Local news

Police arrest felon linked to Valley shooting

Spokane police arrested a convicted felon they say is a gang member Thursday night in an investigation that’s also linked to a Spokane Valley shooting last week.

Officers arrested 29-year-old Gary Lynn Mason, of 3010 E. Fairview, during a traffic stop about 7:30 p.m. Thursday at U.S. Highway 395 and Fender Road. Inside the car, they found a 7.62 caliber SKS assault rifle, two loaded 30-round magazines, a 12-gauge shotgun and four shot shells, Deputy Chief Al Odenthal said.

Mason was convicted in 1999 of first-degree robbery, according to Superior Court records. He was ordered held Friday on a $50,000 bond for new charges of third-degree assault on a police officer and first-degree unlawful possession of a firearm.

Still wanted is Nathan J. Dishneau, 24, the alleged shooter in last week’s incident.

The charges resulted from a Spokane Valley police investigation into the July 23 shooting at Thai Way Restaurant at Broadway and Fancher, spokesman Cpl. Dave Reagan said.

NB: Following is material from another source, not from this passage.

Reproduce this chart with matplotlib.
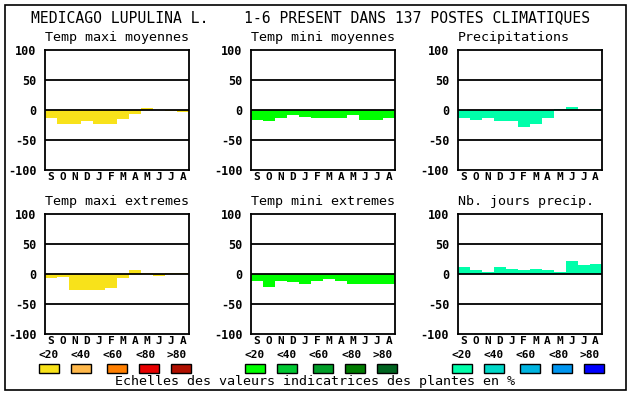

That business was hosting a rap concert when an argument broke out at 11:45 p.m. between Dishneau and another 24-year-old man police did not identify. Police say Dishneau pulled a pistol and shot the victim in the head and back. The shooting victim was taken to a local hospital where he was treated and released, Reagan said.

“There was a (Spokane Valley police officer) across the street at a traffic light, and people came pouring out” of the Thai Way Restaurant, Reagan said. “There were still a lot of people inside, and the deputy had a tough time sorting out what happened.”

As the officer was attempting to clear the bar and provide care to the shooting victim, Mason confronted the officer, Reagan said. Mason “shoved the officer backwards with his fist, resulting in the assault charge,” he said in a press release.

“Dishneau was identified as one of the people in the bar that night when the shooting occurred. Detectives got warrants for Mason’s and Dishneau’s arrest on Wednesday,” Reagan said.

Information about Mason and Dishneau, who is wanted on a warrant for attempted first-degree murder, went out to all federal, state, county and city law enforcement officers Thursday as part of daily crime intelligence fliers, Reagan said.

Odenthal said Spokane police officers spotted Mason on Thursday night riding in the back seat of a black Dodge Neon that contained two other men and a woman. Officers pulled the car over on U.S. 395 to serve the assault warrant against Mason. During that arrest, they found the guns, an amount of cash, a small amount of marijuana and a drug scale, Odenthal said.

Also in the Neon were 41-year-old Oscar Eduardo Navas and 24-year-old Taveus M. Brown. Both Navas and Brown are convicted felons and were both charged with second-degree unlawful possession of a firearm, police spokesman Dick Cottam said. The woman in the car was released.

In an unrelated case, city officers about 2 a.m. Friday arrested 26-year-old Colby C. Adams, who is affiliated with local gangs, Odenthal said. Adams was the passenger in a car stopped for a traffic violation and a .40-caliber handgun was found under his seat.

“The Spokane Police Department has been tracking what we would term an escalating trend in gang activity in the city,” Odenthal said. “It’s not at a crisis stage, but it’s something our community should be aware of.”

Summer is when local gangs typically recruit new members, he said. But investigators are finding an increase of reports indicating youths, ages 14 to 17, are arming themselves with guns.

“Our message to gang members is that we are not going to have this type of weaponry floating around without appropriate police attention,” he said.

Along with the weapons, officers have noticed a growing problem with gang graffiti, indicating that local gangs are trying to establish territories or their turf, Odenthal said.

“The territorial thing is new to us. It’s not new to the gang culture, but it’s new to us,” he said.

Officer Larry Saunders, who specializes in investigating gangs, said turf battles increase the potential for random violence or intimidation to residents who live near the gang members.

“It is the young, home-grown gang members who are, for the most part, staking out their turf,” Saunders said. The gang territories “mostly come in the form of parks or schoolyard areas where they hang out.”